Ubiquitous Energy Demonstrates First Large-Area Coating of Transparent Solar Technology
Ubiquitous Energy, a technology company developing transparent solar technology for architectural glass, demonstrated 1.5-meter-wide glass coated uniformly with the company’s UE Power transparent solar materials. This milestone shows the ability to scale UE Power to large sizes uniformly, which is critical in achieving high performing solar devices while maintaining the aesthetics and function of traditional low-emissivity window glass.
This milestone paves the way for the company’s upcoming high volume manufacturing line that will produce 1.5 by 3.0 meter floor-to-ceiling, transparent solar windows.
Achieving success after years of development
Ubiquitous Energy has achieved this through years of development with a trusted provider of manufacturing equipment to the global architectural glass and photovoltaics industries. UE Power is a transparent solar glass coating technology that is manufactured using vacuum physical vapor deposition, the same equipment used by global manufacturers to coat nearly all architectural glass today totaling billions of square feet annually.
UE Power organic semiconductor materials were deposited in a full-size PVD prototype coater, showing near-perfect uniformity within 1 to 2 percent tolerance over 1.5-meter-wide glass for coatings that are tens of nanometers thick.

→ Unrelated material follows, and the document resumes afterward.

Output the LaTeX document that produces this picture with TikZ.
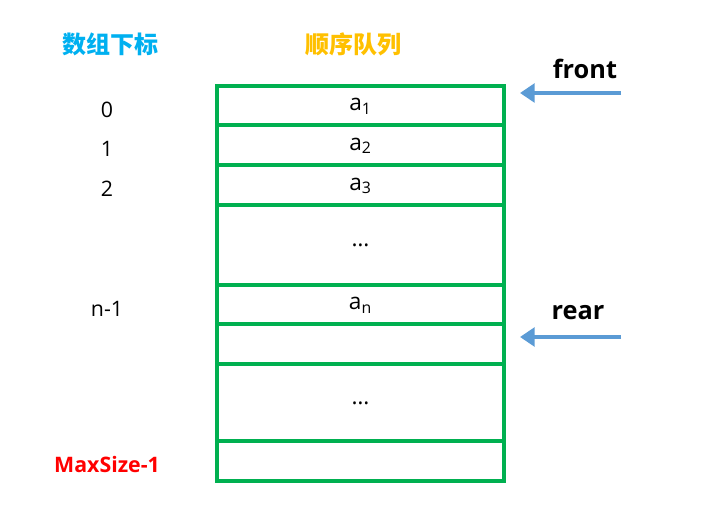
\documentclass[tikz,border=0pt]{standalone}
\usepackage{fontspec}
\setmainfont{Open Sans}
\newfontfamily\cjk{Noto Sans CJK SC}
\usetikzlibrary{positioning,arrows.meta}
\definecolor{cellgreen}{RGB}{0,176,80}
\definecolor{headcyan}{RGB}{0,176,240}
\definecolor{headgold}{RGB}{255,192,0}
\definecolor{pointerblue}{RGB}{91,155,213}

\begin{document}
\begin{tikzpicture}[x=0.75pt,y=-0.75pt,
    cell/.style={rectangle,draw=cellgreen,line width=2.6pt,minimum width=215.25pt,outer sep=0pt,inner sep=0pt,text height=8pt,text depth=0pt,font=\fontsize{17}{20}\selectfont},
    gapcell/.style={cell,text height=3pt,text depth=0pt},
    idx/.style={yshift=-3pt,font=\fontsize{16}{19}\selectfont},
    header/.style={font=\cjk\bfseries\fontsize{18}{22}\selectfont},
    pointer/.style={font=\bfseries\fontsize{19}{23}\selectfont},
    qarrow/.style={-{Triangle[length=11pt,width=14pt]},line width=3.6pt,draw=pointerblue,shorten >=12pt}
]
    \useasboundingbox (0,0) rectangle (714,509);
    \node[header,text=headcyan] (hidx) at (110,44) {数组下标};
    \node[header,text=headgold] (hqueue) at (353,44) {顺序队列};

    \node[cell,minimum height=29.25pt] (c1) at (360.5,105.5) {a\textsubscript{1}};
    \node[cell,minimum height=30pt,below=0pt of c1] (c2) {a\textsubscript{2}};
    \node[cell,minimum height=30pt,below=0pt of c2] (c3) {a\textsubscript{3}};
    \node[gapcell,minimum height=60pt,below=0pt of c3] (c4) {…};
    \node[cell,minimum height=29.25pt,below=0pt of c4] (c5) {a\textsubscript{n}};
    \node[cell,minimum height=30pt,below=0pt of c5] (c6) {};
    \node[gapcell,minimum height=57.75pt,below=0pt of c6] (c7) {…};
    \node[cell,minimum height=30pt,below=0pt of c7] (c8) {};

    \coordinate (idxcol) at (107,0);
    \node[idx] (i0) at (c1 -| idxcol) {0};
    \node[idx] (i1) at (c2 -| idxcol) {1};
    \node[idx] (i2) at (c3 -| idxcol) {2};
    \node[idx] (in) at (c5 -| idxcol) {n-1};
    \node[idx,font=\bfseries\fontsize{16}{19}\selectfont,text=red] (imax) at (c8 -| idxcol) {MaxSize-1};

    \node[pointer] (frontlbl) at (585,69) {front};
    \node[pointer] (rearlbl) at (578,313) {rear};
    \coordinate (ftail) at (621,93);
    \coordinate (rtail) at (621,337);
    \draw[qarrow] (ftail) -- (ftail -| c1.east);
    \draw[qarrow] (rtail) -- (rtail -| c6.east);
\end{tikzpicture}
\end{document}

Moving from pilot into full-scale manufacturing
“Achieving this milestone prepares us well as we move our transparent solar technology from the pilot phase into full-scale manufacturing,” says Ubiquitous Energy co-founder and CTO Miles Barr. “Architectural glass isn’t actually flat; it’s slightly wavy. For this reason, achieving highly uniform, defect-free thin film electronics like transparent solar over large glass sheets has historically been difficult by other methods like solution printing.
"Well-established PVD coating technology gives us tight control over thickness and optical appearance of our transparent solar organic semiconductor materials and allows us to piggyback on the equipment and process controls that has been enjoyed by the architectural glass industry for decades.”
The prototype coater will now be replicated for the deposition of transparent solar materials in the company’s first high-volume U.S. manufacturing line that is expected to be operational in 2024. Large scale deployment of the company’s transparent solar technology can have a positive impact in addressing climate change, say officials, by increasing the amount of renewable energy generation that is available by integrating seamlessly into everyday surfaces without impacting aesthetics. Each 1.5 by 3 meter piece of UE Power glass could generate up to 1 kilowatt-hour of electricity every day.